- [Instruction] Skip the pictures. Reproduce all other material exactly.
■ ■ ■ ■ ■
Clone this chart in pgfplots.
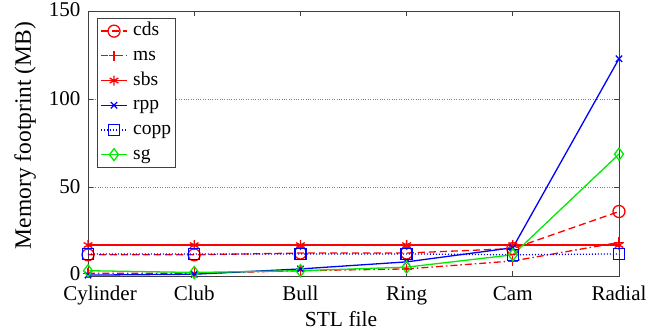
\documentclass[border=0pt]{standalone}
\usepackage{fontspec}
\setmainfont{Liberation Serif}
\usepackage{pgfplots}
\pgfplotsset{compat=1.18}
\definecolor{mred}{RGB}{255,0,0}
\definecolor{mblue}{RGB}{0,0,255}
\definecolor{mgreen}{RGB}{0,235,0}
\begin{document}
\begin{tikzpicture}
\begin{axis}[
  scale only axis, width=531bp, height=265bp,
  xmin=0, xmax=5, ymin=0, ymax=150,
  xtick={0,1,2,3,4,5},
  xticklabels={\hspace*{24bp}Cylinder,Club,Bull,Ring,Cam,Radial},
  ytick={0,50,100,150},
  yticklabels={\raisebox{3bp}{0},50,100,150},
  tick align=inside, xtick pos=both, ytick pos=both,
  major tick length=5bp,
  ymajorgrids, major grid style={dotted, gray, line width=0.8bp},
  axis line style={black!75, line width=0.8bp},
  tick style={black!75, line width=0.8bp},
  tick label style={font=\fontsize{21bp}{25bp}\selectfont},
  xticklabel style={anchor=base, yshift=-24bp},
  yticklabel style={xshift=-4bp, yshift=1bp},
  /pgf/number format/assume math mode=true,
  xlabel={STL file}, ylabel={Memory footprint (MB)},
  xlabel style={font=\fontsize{21.5bp}{25bp}\selectfont, at={(axis description cs:0.4765,-0.1887)}, anchor=base},
  ylabel style={font=\fontsize{23.5bp}{27bp}\selectfont, at={(axis description cs:-0.1186,0.53)}, anchor=center},
  legend style={at={(axis description cs:0,1)}, anchor=north west,
    xshift=9bp, yshift=-7bp, draw=black!75, line width=0.8bp,
    font=\fontsize{19.5bp}{22bp}\selectfont, cells={anchor=west},
    inner xsep=3bp, inner ysep=2bp, row sep=3.2bp,
    nodes={inner sep=1.5bp, text height=14bp, text depth=4.5bp},
    /tikz/every odd column/.append style={column sep=4bp}},
  legend image code/.code={\draw[mark repeat=2,mark phase=2] plot coordinates {(0bp,0bp) (13bp,0bp) (26bp,0bp)};},
  every axis plot/.append style={line width=1.3bp},
]
\addplot[mred, dash pattern=on 7bp off 4bp, mark=o, mark size=6bp, mark options={solid}] coordinates {(0,12) (1,12) (2,13) (3,13) (4,15.5) (5,36.5)};
\addplot[mred, dash pattern=on 7bp off 3bp on 1.5bp off 3bp, mark=+, mark size=5bp, mark options={solid}] coordinates {(0,1.5) (1,1.5) (2,3) (3,4) (4,8.5) (5,19)};
\addplot[mred, solid, mark=asterisk, mark size=5bp] coordinates {(0,17.5) (1,17.5) (2,17.5) (3,17.5) (4,17.5) (5,17.5)};
\addplot[mblue, solid, mark=x, mark size=4.5bp] coordinates {(0,0.5) (1,1) (2,4) (3,8) (4,16) (5,123)};
\addplot[mblue, dash pattern=on 1bp off 2bp, mark=square, mark size=5.5bp, mark options={solid}] coordinates {(0,12.5) (1,12.5) (2,12.5) (3,12.5) (4,12) (5,12.5)};
\addplot[mgreen, solid, mark=diamond, mark size=6bp] coordinates {(0,3) (1,2) (2,3) (3,5) (4,12) (5,69)};
\legend{cds,ms,sbs,rpp,copp,sg}
\coordinate (ll) at (rel axis cs:0,0);
\end{axis}
\pgfresetboundingbox
\useasboundingbox (ll) ++(-88bp,-59bp) rectangle ++(662bp,335bp);
\end{tikzpicture}
\end{document}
■ ■ ■ ■ ■
- [Written solution]
Clone this chart in pgfplots.
\documentclass[border=0pt]{standalone}
\usepackage{fontspec}
\setmainfont{Liberation Serif}
\usepackage{pgfplots}
\pgfplotsset{compat=1.18}
\definecolor{mred}{RGB}{255,0,0}
\definecolor{mblue}{RGB}{0,0,255}
\definecolor{mgreen}{RGB}{0,235,0}
\begin{document}
\begin{tikzpicture}
\begin{axis}[
  scale only axis, width=531bp, height=265bp,
  xmin=0, xmax=5, ymin=0, ymax=150,
  xtick={0,1,2,3,4,5},
  xticklabels={\hspace*{24bp}Cylinder,Club,Bull,Ring,Cam,Radial},
  ytick={0,50,100,150},
  yticklabels={\raisebox{3bp}{0},50,100,150},
  tick align=inside, xtick pos=both, ytick pos=both,
  major tick length=5bp,
  ymajorgrids, major grid style={dotted, gray, line width=0.8bp},
  axis line style={black!75, line width=0.8bp},
  tick style={black!75, line width=0.8bp},
  tick label style={font=\fontsize{21bp}{25bp}\selectfont},
  xticklabel style={anchor=base, yshift=-24bp},
  yticklabel style={xshift=-4bp, yshift=1bp},
  /pgf/number format/assume math mode=true,
  xlabel={STL file}, ylabel={Memory footprint (MB)},
  xlabel style={font=\fontsize{21.5bp}{25bp}\selectfont, at={(axis description cs:0.4765,-0.1887)}, anchor=base},
  ylabel style={font=\fontsize{23.5bp}{27bp}\selectfont, at={(axis description cs:-0.1186,0.53)}, anchor=center},
  legend style={at={(axis description cs:0,1)}, anchor=north west,
    xshift=9bp, yshift=-7bp, draw=black!75, line width=0.8bp,
    font=\fontsize{19.5bp}{22bp}\selectfont, cells={anchor=west},
    inner xsep=3bp, inner ysep=2bp, row sep=3.2bp,
    nodes={inner sep=1.5bp, text height=14bp, text depth=4.5bp},
    /tikz/every odd column/.append style={column sep=4bp}},
  legend image code/.code={\draw[mark repeat=2,mark phase=2] plot coordinates {(0bp,0bp) (13bp,0bp) (26bp,0bp)};},
  every axis plot/.append style={line width=1.3bp},
]
\addplot[mred, dash pattern=on 7bp off 4bp, mark=o, mark size=6bp, mark options={solid}] coordinates {(0,12) (1,12) (2,13) (3,13) (4,15.5) (5,36.5)};
\addplot[mred, dash pattern=on 7bp off 3bp on 1.5bp off 3bp, mark=+, mark size=5bp, mark options={solid}] coordinates {(0,1.5) (1,1.5) (2,3) (3,4) (4,8.5) (5,19)};
\addplot[mred, solid, mark=asterisk, mark size=5bp] coordinates {(0,17.5) (1,17.5) (2,17.5) (3,17.5) (4,17.5) (5,17.5)};
\addplot[mblue, solid, mark=x, mark size=4.5bp] coordinates {(0,0.5) (1,1) (2,4) (3,8) (4,16) (5,123)};
\addplot[mblue, dash pattern=on 1bp off 2bp, mark=square, mark size=5.5bp, mark options={solid}] coordinates {(0,12.5) (1,12.5) (2,12.5) (3,12.5) (4,12) (5,12.5)};
\addplot[mgreen, solid, mark=diamond, mark size=6bp] coordinates {(0,3) (1,2) (2,3) (3,5) (4,12) (5,69)};
\legend{cds,ms,sbs,rpp,copp,sg}
\coordinate (ll) at (rel axis cs:0,0);
\end{axis}
\pgfresetboundingbox
\useasboundingbox (ll) ++(-88bp,-59bp) rectangle ++(662bp,335bp);
\end{tikzpicture}
\end{document}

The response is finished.